**GIVEN EXERCISE:** Carry none of the pictures over; set down the material below exactly.

**MATERIAL:**

_ _ _ _ _

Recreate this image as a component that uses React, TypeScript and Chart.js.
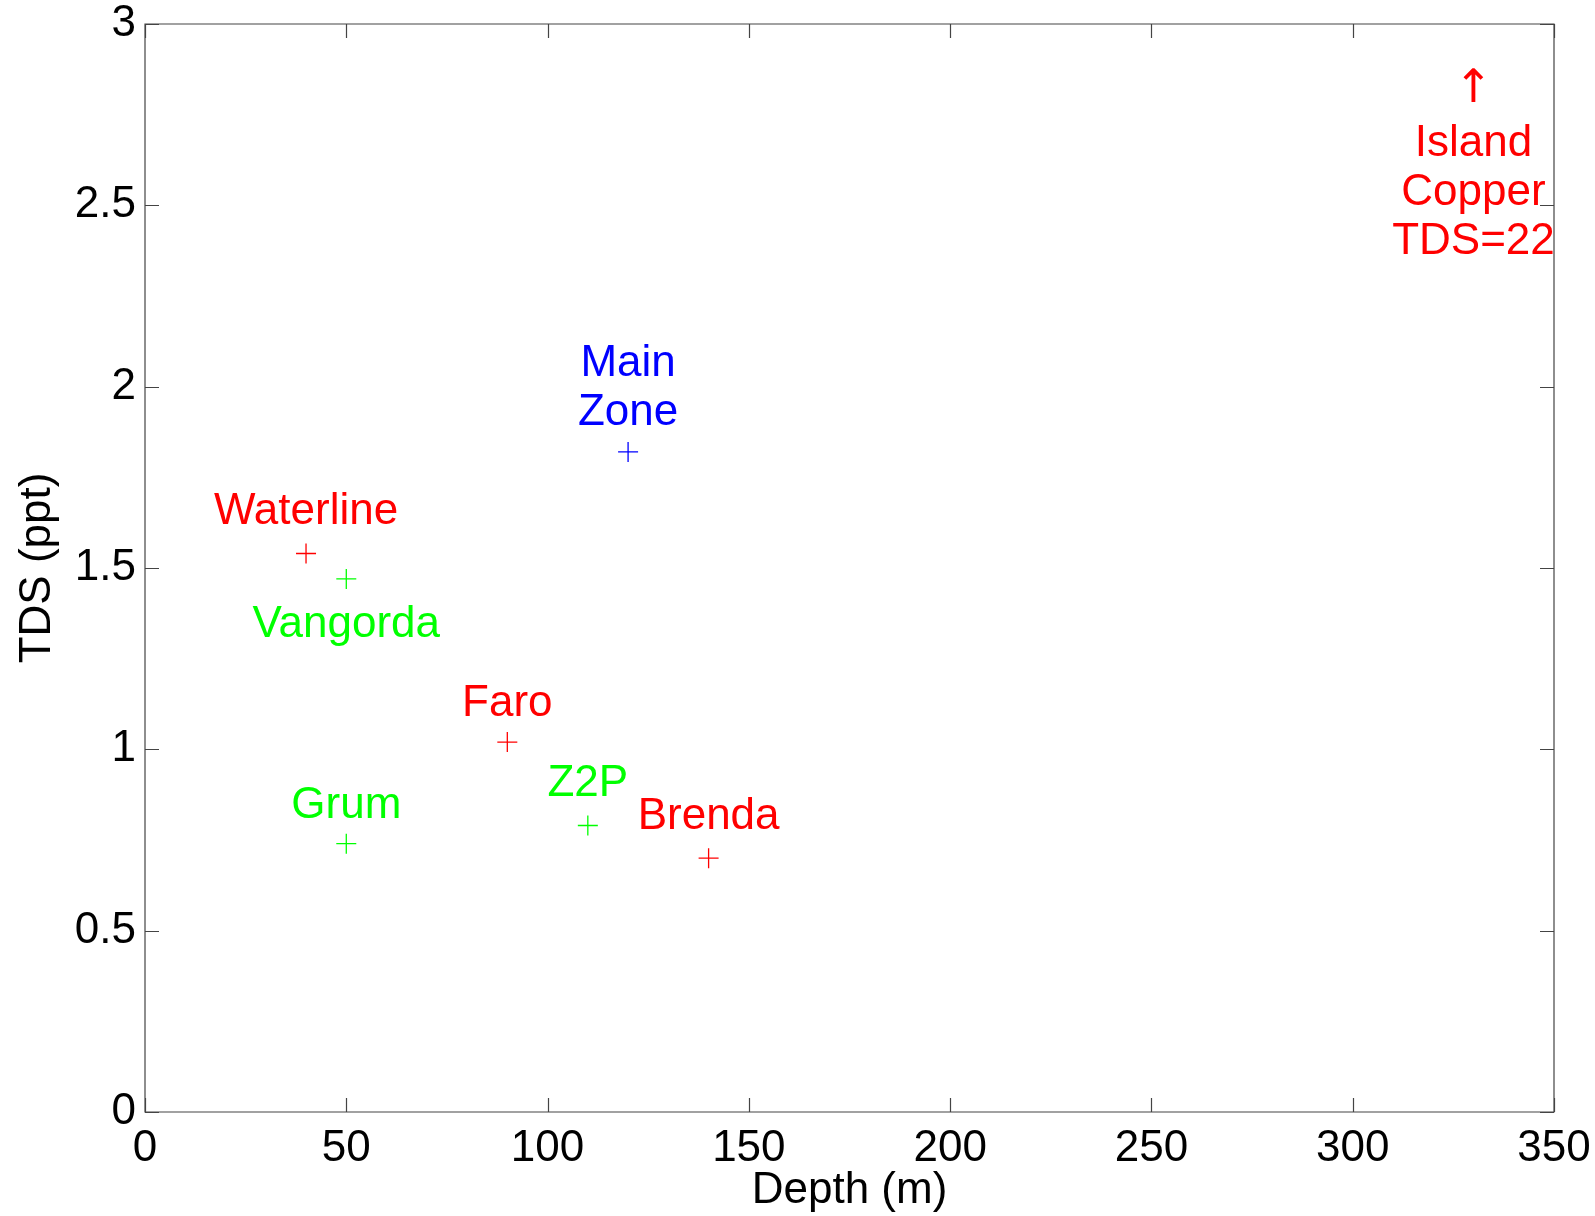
import React, { useEffect, useRef } from 'react';
import { Chart, registerables } from 'chart.js';

Chart.register(...registerables);

// Mine sites: depth (m) vs TDS (ppt)
const siteNames = ['Waterline', 'Vangorda', 'Main Zone', 'Faro', 'Z2P', 'Grum', 'Brenda'];
const depth = [40, 50, 120, 90, 110, 50, 140];
const tds = [1.54, 1.47, 1.82, 1.02, 0.79, 0.74, 0.70];
const siteColors = ['#ff0000', '#00ff00', '#0000ff', '#ff0000', '#00ff00', '#00ff00', '#ff0000'];

// Text annotations (data coordinates)
const labelText = [
  ['Waterline'],
  ['Vangorda'],
  ['Main', 'Zone'],
  ['Faro'],
  ['Z2P'],
  ['Grum'],
  ['Brenda'],
  ['\u2191'],
  ['Island', 'Copper', 'TDS=22'],
];
const labelX = [40, 50, 120, 90, 110, 50, 140, 330, 330];
const labelY = [1.66, 1.35, 2.0, 1.13, 0.91, 0.85, 0.82, 2.83, 2.54];
const labelColors = ['#ff0000', '#00ff00', '#0000ff', '#ff0000', '#00ff00', '#00ff00', '#ff0000', '#ff0000', '#ff0000'];

const xTicks = [0, 50, 100, 150, 200, 250, 300, 350];
const yTicks = [0, 0.5, 1, 1.5, 2, 2.5, 3];

const FONT = '"Liberation Sans", Arial, sans-serif';
const ARROW_FONT = '"DejaVu Sans", sans-serif';
const FONT_SIZE = 44;

const framePlugin = {
  id: 'matlabFrame',
  afterDatasetsDraw(chart: any) {
    const { ctx, chartArea, scales } = chart;
    const { left, right, top, bottom } = chartArea;
    const xs = scales.x;
    const ys = scales.y;
    const tl = 14;
    ctx.save();
    ctx.strokeStyle = '#444444';
    ctx.lineWidth = 1.2;
    ctx.beginPath();
    ctx.rect(left, top, right - left, bottom - top);
    xTicks.forEach((t) => {
      const px = Math.round(xs.getPixelForValue(t)) + 0.5;
      ctx.moveTo(px, bottom);
      ctx.lineTo(px, bottom - tl);
      ctx.moveTo(px, top);
      ctx.lineTo(px, top + tl);
    });
    yTicks.forEach((t) => {
      const py = Math.round(ys.getPixelForValue(t)) + 0.5;
      ctx.moveTo(left, py);
      ctx.lineTo(left + tl, py);
      ctx.moveTo(right, py);
      ctx.lineTo(right - tl, py);
    });
    ctx.stroke();

    ctx.textAlign = 'center';
    ctx.textBaseline = 'middle';
    const lh = 49;
    labelText.forEach((lines, i) => {
      const cx = xs.getPixelForValue(labelX[i]);
      const cy = ys.getPixelForValue(labelY[i]) + 2;
      ctx.fillStyle = labelColors[i];
      const isArrow = lines[0] === '\u2191';
      ctx.font = isArrow ? `46px ${ARROW_FONT}` : `${FONT_SIZE}px ${FONT}`;
      const n = lines.length;
      lines.forEach((s, j) => {
        ctx.fillText(s, cx, cy + (isArrow ? 2 : 0) + (j - (n - 1) / 2) * lh);
      });
    });
    ctx.restore();
  },
};

export default function App() {
  const ref = useRef<HTMLCanvasElement | null>(null);

  useEffect(() => {
    if (!ref.current) return;
    const chart = new Chart(ref.current, {
      type: 'scatter',
      data: {
        datasets: [
          {
            label: 'Sites',
            data: depth.map((d, i) => ({ x: d, y: tds[i] })),
            pointStyle: 'cross',
            pointRadius: 10,
            pointHoverRadius: 10,
            pointBorderWidth: 1.3,
            pointBorderColor: siteColors,
            pointBackgroundColor: siteColors,
            showLine: false,
          },
        ],
      },
      options: {
        animation: false,
        responsive: false,
        devicePixelRatio: 1,
        events: [],
        layout: { padding: { top: 24, right: 41, left: 0, bottom: 0 } },
        plugins: {
          legend: { display: false },
          tooltip: { enabled: false },
          title: { display: false },
        },
        scales: {
          x: {
            type: 'linear',
            min: 0,
            max: 350,
            afterBuildTicks: (s: any) => {
              s.ticks = xTicks.map((v) => ({ value: v }));
            },
            afterFit: (s: any) => {
              s.height = 104;
              s.paddingLeft = 0;
              s.paddingRight = 0;
            },
            grid: { display: false, drawTicks: false, tickLength: 0 },
            border: { display: false },
            ticks: {
              color: '#000',
              padding: 10,
              maxRotation: 0,
              autoSkip: false,
              font: { family: FONT, size: FONT_SIZE },
              callback: (v: any) => String(v),
            },
            title: {
              display: true,
              text: 'Depth (m)',
              color: '#000',
              font: { family: FONT, size: FONT_SIZE, lineHeight: 1.15 },
              padding: { top: 0, bottom: 0 },
            },
          },
          y: {
            type: 'linear',
            min: 0,
            max: 3,
            afterBuildTicks: (s: any) => {
              s.ticks = yTicks.map((v) => ({ value: v }));
            },
            afterFit: (s: any) => {
              s.width = 145;
              s.paddingTop = 0;
              s.paddingBottom = 0;
            },
            grid: { display: false, drawTicks: false, tickLength: 0 },
            border: { display: false },
            ticks: {
              color: '#000',
              padding: 9,
              autoSkip: false,
              font: { family: FONT, size: FONT_SIZE },
              callback: (v: any) => String(v),
            },
            title: {
              display: true,
              text: 'TDS (ppt)',
              color: '#000',
              font: { family: FONT, size: FONT_SIZE, lineHeight: 1.15 },
              padding: { top: 13, bottom: 0 },
            },
          },
        },
      },
      plugins: [framePlugin],
    });
    return () => chart.destroy();
  }, []);

  return (
    <div style={{ position: 'absolute', left: 0, top: 0, width: 1595, height: 1216, background: '#fff' }}>
      <canvas ref={ref} width={1595} height={1216} style={{ display: 'block' }} />
    </div>
  );
}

_ _ _ _ _

**RESULT BELOW:**
Recreate this image as a component that uses React, TypeScript and Chart.js.
import React, { useEffect, useRef } from 'react';
import { Chart, registerables } from 'chart.js';

Chart.register(...registerables);

// Mine sites: depth (m) vs TDS (ppt)
const siteNames = ['Waterline', 'Vangorda', 'Main Zone', 'Faro', 'Z2P', 'Grum', 'Brenda'];
const depth = [40, 50, 120, 90, 110, 50, 140];
const tds = [1.54, 1.47, 1.82, 1.02, 0.79, 0.74, 0.70];
const siteColors = ['#ff0000', '#00ff00', '#0000ff', '#ff0000', '#00ff00', '#00ff00', '#ff0000'];

// Text annotations (data coordinates)
const labelText = [
  ['Waterline'],
  ['Vangorda'],
  ['Main', 'Zone'],
  ['Faro'],
  ['Z2P'],
  ['Grum'],
  ['Brenda'],
  ['\u2191'],
  ['Island', 'Copper', 'TDS=22'],
];
const labelX = [40, 50, 120, 90, 110, 50, 140, 330, 330];
const labelY = [1.66, 1.35, 2.0, 1.13, 0.91, 0.85, 0.82, 2.83, 2.54];
const labelColors = ['#ff0000', '#00ff00', '#0000ff', '#ff0000', '#00ff00', '#00ff00', '#ff0000', '#ff0000', '#ff0000'];

const xTicks = [0, 50, 100, 150, 200, 250, 300, 350];
const yTicks = [0, 0.5, 1, 1.5, 2, 2.5, 3];

const FONT = '"Liberation Sans", Arial, sans-serif';
const ARROW_FONT = '"DejaVu Sans", sans-serif';
const FONT_SIZE = 44;

const framePlugin = {
  id: 'matlabFrame',
  afterDatasetsDraw(chart: any) {
    const { ctx, chartArea, scales } = chart;
    const { left, right, top, bottom } = chartArea;
    const xs = scales.x;
    const ys = scales.y;
    const tl = 14;
    ctx.save();
    ctx.strokeStyle = '#444444';
    ctx.lineWidth = 1.2;
    ctx.beginPath();
    ctx.rect(left, top, right - left, bottom - top);
    xTicks.forEach((t) => {
      const px = Math.round(xs.getPixelForValue(t)) + 0.5;
      ctx.moveTo(px, bottom);
      ctx.lineTo(px, bottom - tl);
      ctx.moveTo(px, top);
      ctx.lineTo(px, top + tl);
    });
    yTicks.forEach((t) => {
      const py = Math.round(ys.getPixelForValue(t)) + 0.5;
      ctx.moveTo(left, py);
      ctx.lineTo(left + tl, py);
      ctx.moveTo(right, py);
      ctx.lineTo(right - tl, py);
    });
    ctx.stroke();

    ctx.textAlign = 'center';
    ctx.textBaseline = 'middle';
    const lh = 49;
    labelText.forEach((lines, i) => {
      const cx = xs.getPixelForValue(labelX[i]);
      const cy = ys.getPixelForValue(labelY[i]) + 2;
      ctx.fillStyle = labelColors[i];
      const isArrow = lines[0] === '\u2191';
      ctx.font = isArrow ? `46px ${ARROW_FONT}` : `${FONT_SIZE}px ${FONT}`;
      const n = lines.length;
      lines.forEach((s, j) => {
        ctx.fillText(s, cx, cy + (isArrow ? 2 : 0) + (j - (n - 1) / 2) * lh);
      });
    });
    ctx.restore();
  },
};

export default function App() {
  const ref = useRef<HTMLCanvasElement | null>(null);

  useEffect(() => {
    if (!ref.current) return;
    const chart = new Chart(ref.current, {
      type: 'scatter',
      data: {
        datasets: [
          {
            label: 'Sites',
            data: depth.map((d, i) => ({ x: d, y: tds[i] })),
            pointStyle: 'cross',
            pointRadius: 10,
            pointHoverRadius: 10,
            pointBorderWidth: 1.3,
            pointBorderColor: siteColors,
            pointBackgroundColor: siteColors,
            showLine: false,
          },
        ],
      },
      options: {
        animation: false,
        responsive: false,
        devicePixelRatio: 1,
        events: [],
        layout: { padding: { top: 24, right: 41, left: 0, bottom: 0 } },
        plugins: {
          legend: { display: false },
          tooltip: { enabled: false },
          title: { display: false },
        },
        scales: {
          x: {
            type: 'linear',
            min: 0,
            max: 350,
            afterBuildTicks: (s: any) => {
              s.ticks = xTicks.map((v) => ({ value: v }));
            },
            afterFit: (s: any) => {
              s.height = 104;
              s.paddingLeft = 0;
              s.paddingRight = 0;
            },
            grid: { display: false, drawTicks: false, tickLength: 0 },
            border: { display: false },
            ticks: {
              color: '#000',
              padding: 10,
              maxRotation: 0,
              autoSkip: false,
              font: { family: FONT, size: FONT_SIZE },
              callback: (v: any) => String(v),
            },
            title: {
              display: true,
              text: 'Depth (m)',
              color: '#000',
              font: { family: FONT, size: FONT_SIZE, lineHeight: 1.15 },
              padding: { top: 0, bottom: 0 },
            },
          },
          y: {
            type: 'linear',
            min: 0,
            max: 3,
            afterBuildTicks: (s: any) => {
              s.ticks = yTicks.map((v) => ({ value: v }));
            },
            afterFit: (s: any) => {
              s.width = 145;
              s.paddingTop = 0;
              s.paddingBottom = 0;
            },
            grid: { display: false, drawTicks: false, tickLength: 0 },
            border: { display: false },
            ticks: {
              color: '#000',
              padding: 9,
              autoSkip: false,
              font: { family: FONT, size: FONT_SIZE },
              callback: (v: any) => String(v),
            },
            title: {
              display: true,
              text: 'TDS (ppt)',
              color: '#000',
              font: { family: FONT, size: FONT_SIZE, lineHeight: 1.15 },
              padding: { top: 13, bottom: 0 },
            },
          },
        },
      },
      plugins: [framePlugin],
    });
    return () => chart.destroy();
  }, []);

  return (
    <div style={{ position: 'absolute', left: 0, top: 0, width: 1595, height: 1216, background: '#fff' }}>
      <canvas ref={ref} width={1595} height={1216} style={{ display: 'block' }} />
    </div>
  );
}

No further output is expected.